With stub generation, the pipeline completes in milliseconds. The 30-second timeout is more than sufficient even accounting for worker container startup time.

The one risk is a startup race: if the first test creates an adventure before the worker container has opened its Procrastinate connection, the job sits in the queue unprocessed until the worker is ready. Since docker compose up --wait waits for containers with healthchecks to pass (i.e. api is healthy before tests run), and the worker starts immediately after db is healthy (a prerequisite already met before api is healthy), the worker will typically be ready before the first test fires. No action needed, but if this proves flaky in CI, adding a short pg_isready-style healthcheck to the worker is the fix.

What the tests implicitly verify after migration

  • POST /adventures returns 201 and adventure status is 'awaiting_first_entry'
  • Worker picks up the job and calls run_entry_pipeline
  • Adventure transitions to 'active', entry to 'complete' (polled via _wait_for_adventure_status) ✓
  • Decision endpoint triggers a second pipeline job ✓

The existing tests cover all of this already. No new tests are required for the migration itself, though a test that verifies behaviour on worker restart (jobs not lost) would be a nice addition.


Implementation Order

  1. DONE: Add procrastinate (and procrastinate[sqlalchemy]) to api/pyproject.toml / requirements.
  2. Write Alembic migration for Procrastinate schema.

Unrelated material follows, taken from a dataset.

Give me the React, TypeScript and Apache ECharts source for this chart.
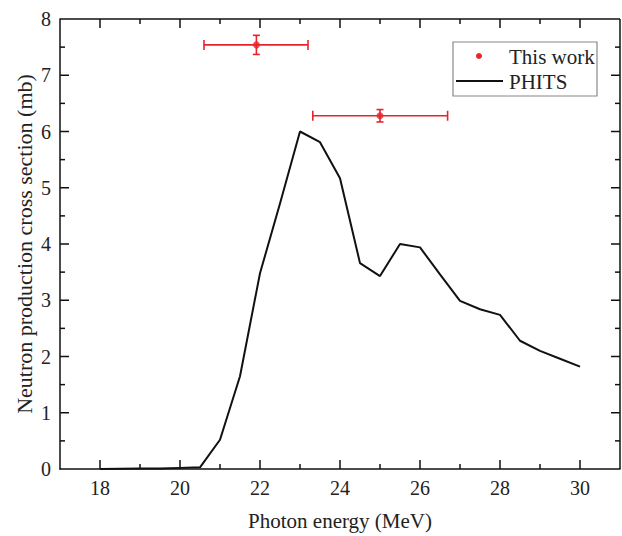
import React, { useEffect, useRef, useState } from "react";
import * as echarts from "echarts";

// PHITS calculation
const energy = [18, 18.5, 19, 19.5, 20, 20.5, 21, 21.5, 22, 22.5, 23, 23.5, 24, 24.5, 25, 25.5, 26, 26.5, 27, 27.5, 28, 28.5, 29, 29.5, 30];
const phits = [0.0, 0.005, 0.01, 0.01, 0.02, 0.03, 0.52, 1.65, 3.48, 4.72, 6.0, 5.81, 5.17, 3.66, 3.43, 4.0, 3.94, 3.46, 2.99, 2.84, 2.74, 2.28, 2.1, 1.96, 1.82];

// This work (measurement)
const expEnergy = [21.91, 25.0];
const expXs = [7.54, 6.28];
const expEnergyLo = [20.6, 23.32];
const expEnergyHi = [23.2, 26.69];
const expXsErr = [0.17, 0.11];

// axis ranges and ticks
const xRange = [17, 31];
const yRange = [0, 8];
const xMajorTicks = [18, 20, 22, 24, 26, 28, 30];
const xMinorTicks = [19, 21, 23, 25, 27, 29];
const yMajorTicks = [1, 2, 3, 4, 5, 6, 7];
const yMinorTicks = [0.5, 1.5, 2.5, 3.5, 4.5, 5.5, 6.5, 7.5];

const FONT = '"Liberation Serif", "Times New Roman", serif';
const TEXT = "#222";
const RED = "#e8232a";
const AXIS = "#111";

export default function App() {
  const ref = useRef<HTMLDivElement>(null);
  const [dbg, setDbg] = useState("");
  useEffect(() => {
    if (!ref.current) return;
    const chart = echarts.init(ref.current, null, { renderer: "svg" });
    const lineData = energy.map((e, i) => [e, phits[i]]);
    const expData = expEnergy.map((e, i) => [e, expXs[i], expEnergyLo[i], expEnergyHi[i], expXsErr[i]]);
    chart.setOption({
      animation: false,
      backgroundColor: "#fff",
      grid: { left: 60, top: 19, right: 2, bottom: 67 },
      xAxis: {
        type: "value",
        min: xRange[0],
        max: xRange[1],
        position: "bottom",
        name: "Photon energy (MeV)",
        nameLocation: "middle",
        nameGap: 41,
        nameMoveOverlap: false,
        nameTextStyle: { fontFamily: FONT, fontSize: 21, color: TEXT },
        axisLine: { show: true, onZero: false, lineStyle: { color: AXIS, width: 1.5 } },
        axisTick: { show: false },
        splitLine: { show: false },
        axisLabel: { show: true, customValues: xMajorTicks, margin: 9, fontFamily: FONT, fontSize: 20, color: TEXT },
      },
      yAxis: {
        type: "value",
        min: yRange[0],
        max: yRange[1],
        interval: 1,
        position: "left",
        name: "Neutron production cross section (mb)",
        nameLocation: "middle",
        nameGap: 25,
        nameMoveOverlap: false,
        nameTextStyle: { fontFamily: FONT, fontSize: 22, color: TEXT },
        axisLine: { show: true, onZero: false, lineStyle: { color: AXIS, width: 1.5 } },
        axisTick: { show: false },
        splitLine: { show: false },
        axisLabel: { margin: 9, fontFamily: FONT, fontSize: 20, color: TEXT },
      },
      series: [
        {
          name: "PHITS",
          type: "line",
          data: lineData,
          showSymbol: false,
          symbol: "none",
          lineStyle: { color: AXIS, width: 2 },
          z: 2,
        },
        {
          name: "This work error",
          type: "custom",
          data: expData,
          z: 3,
          renderItem: (params: any, api: any) => {
            const x = api.value(0);
            const y = api.value(1);
            const lo = api.value(2);
            const hi = api.value(3);
            const err = api.value(4);
            const pLo = api.coord([lo, y]);
            const pHi = api.coord([hi, y]);
            const pTop = api.coord([x, y + err]);
            const pBot = api.coord([x, y - err]);
            const style = { stroke: RED, lineWidth: 1.6, fill: "none" };
            const capH = 5;
            const capW = 3.5;
            return {
              type: "group",
              children: [
                { type: "line", shape: { x1: pLo[0], y1: pLo[1], x2: pHi[0], y2: pHi[1] }, style },
                { type: "line", shape: { x1: pLo[0], y1: pLo[1] - capH, x2: pLo[0], y2: pLo[1] + capH }, style },
                { type: "line", shape: { x1: pHi[0], y1: pHi[1] - capH, x2: pHi[0], y2: pHi[1] + capH }, style },
                { type: "line", shape: { x1: pTop[0], y1: pTop[1], x2: pBot[0], y2: pBot[1] }, style },
                { type: "line", shape: { x1: pTop[0] - capW, y1: pTop[1], x2: pTop[0] + capW, y2: pTop[1] }, style },
                { type: "line", shape: { x1: pBot[0] - capW, y1: pBot[1], x2: pBot[0] + capW, y2: pBot[1] }, style },
              ],
            };
          },
        },
        {
          name: "This work",
          type: "scatter",
          data: expEnergy.map((e, i) => [e, expXs[i]]),
          symbol: "circle",
          symbolSize: 7,
          itemStyle: { color: RED },
          z: 4,
        },
      ],
    });

    const px = (x: number, y: number) => chart.convertToPixel({ gridIndex: 0 }, [x, y]) as number[];
    const tl = px(xRange[0], yRange[1]);
    const br = px(xRange[1], yRange[0]);
    const ticks: any[] = [];
    const tickStyle = { stroke: AXIS, lineWidth: 1.5, fill: "none" };
    const addX = (v: number, len: number) => {
      const b = px(v, yRange[0]);
      const t = px(v, yRange[1]);
      ticks.push({ type: "line", shape: { x1: b[0], y1: b[1], x2: b[0], y2: b[1] - len }, style: tickStyle });
      ticks.push({ type: "line", shape: { x1: t[0], y1: t[1], x2: t[0], y2: t[1] + len }, style: tickStyle });
    };
    const addY = (v: number, len: number) => {
      const l = px(xRange[0], v);
      const r = px(xRange[1], v);
      ticks.push({ type: "line", shape: { x1: l[0], y1: l[1], x2: l[0] + len, y2: l[1] }, style: tickStyle });
      ticks.push({ type: "line", shape: { x1: r[0], y1: r[1], x2: r[0] - len, y2: r[1] }, style: tickStyle });
    };
    xMajorTicks.forEach((v) => addX(v, 9));
    xMinorTicks.forEach((v) => addX(v, 5));
    yMajorTicks.forEach((v) => addY(v, 9));
    yMinorTicks.forEach((v) => addY(v, 5));

    chart.setOption({
      graphic: [
        {
          type: "group",
          z: 100,
          children: [
            { type: "line", shape: { x1: tl[0], y1: tl[1], x2: br[0], y2: tl[1] }, style: tickStyle },
            { type: "line", shape: { x1: br[0], y1: tl[1], x2: br[0], y2: br[1] }, style: tickStyle },
            ...ticks.slice(0, 4),
            { type: "rect", shape: { x: 453, y: 42, width: 144, height: 54 }, style: { fill: "#fff", stroke: "#888", lineWidth: 1.2 } },
            { type: "circle", shape: { cx: 479, cy: 56, r: 3 }, style: { fill: RED } },
            { type: "line", shape: { x1: 456, y1: 81, x2: 503, y2: 81 }, style: { stroke: AXIS, lineWidth: 2 } },
            { type: "text", x: 509, y: 57, style: { text: "This work", fill: TEXT, fontFamily: FONT, fontSize: 21, verticalAlign: "middle" } },
            { type: "text", x: 509, y: 82, style: { text: "PHITS", fill: TEXT, fontFamily: FONT, fontSize: 21, verticalAlign: "middle" } },
          ],
        },
        {
          type: "group",
          z: 90,
          children: [
            { type: "rect", shape: { x: tl[0] + 20, y: tl[1] + 20, width: 40, height: 40 }, style: { fill: "rgba(255,255,255,0.3)", stroke: "rgba(255,255,255,0.3)", lineWidth: 1.5 } },
            ...ticks.slice(4),
          ],
        },
      ],
    });
    const svg = ref.current.querySelector("svg");
    const nPath = svg ? svg.querySelectorAll("path").length : -1;
    const dl = (chart as any).getZr().storage.getDisplayList(true).length;
    setDbg(nPath + dl > 0 ? " " : "");
    return () => chart.dispose();
  }, []);
  return (
    <>
      <div ref={ref} style={{ position: "fixed", left: 0, top: 0, width: 622, height: 536 }} />
      <div style={{ position: "fixed", left: 0, bottom: 0, fontSize: 10, fontFamily: "monospace", color: "#fff" }}>{dbg}</div>
    </>
  );
}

Run it locally.
  3. Move stub services into their app/outbound directories
  4. Create app/tasks.py with the procrastinate_app instance and the generate_adventure_entry task.
  5. Create app/worker_main.py.
  6. Modify app/main.py: remove worker_loop, add procrastinate_app.open_async() to lifespan.
  7. Modify app/routers/api/adventures.py: replace worker.enqueue(...) with tasks.generate_adventure_entry.defer_async(...).
  8. Add worker service to all four compose files.
  9. Run the test suite: docker compose -f docker-compose.test.yml up --build --wait -d && pytest.
  10. Delete app/worker.py.

Steps 14 can be done before touching the API, so the migration can be tested end-to-end before cutting over.


Open Questions

  1. [ANSWERED] As mentioned above, so this small refactor, it makes sense. Stub client placement. The stub classes inside adventures.py need to be reachable from tasks.py. The proposal above lazy-imports them; the cleaner fix is to extract them to app/outbound/stubs.py. Doing this in the same PR keeps scope small but is worth doing if it avoids the circular-import smell.

  2. Worker concurrency. concurrency=4 is a placeholder. Adventure pipeline jobs are I/O-heavy (network calls), not CPU-heavy, so higher concurrency is fine. Tune based on Anthropic/DeepL API rate limits.

  3. Procrastinate schema management. Procrastinate has its own versioned migration system (separate from Alembic). When upgrading Procrastinate in future, run procrastinate schema --app=app.tasks.procrastinate_app migrate (or wrap it in an Alembic migration). Don't forget this step.

  4. Observability. Procrastinate emits structured log lines per job. These will appear in Loki automatically. A future improvement would be to add the job_id to the OpenTelemetry trace context inside generate_adventure_entry.


Future: Scheduled Jobs (News Digest)

With Procrastinate in place, cron-style jobs are first-class citizens. Once tasks.py exists, adding a nightly job is:

@procrastinate_app.periodic(cron="0 2 * * *")   # 2am daily UTC
async def generate_nightly_news_digest() -> None:
    async with AsyncSessionLocal() as db:
        await NewsDigestService(db, ...).run()

The worker process runs periodic tasks automatically; no additional scheduler container is needed. Procrastinate tracks the last fire time in the procrastinate_periodic_defers table, so missed runs (e.g. worker was down) fire once on the next startup.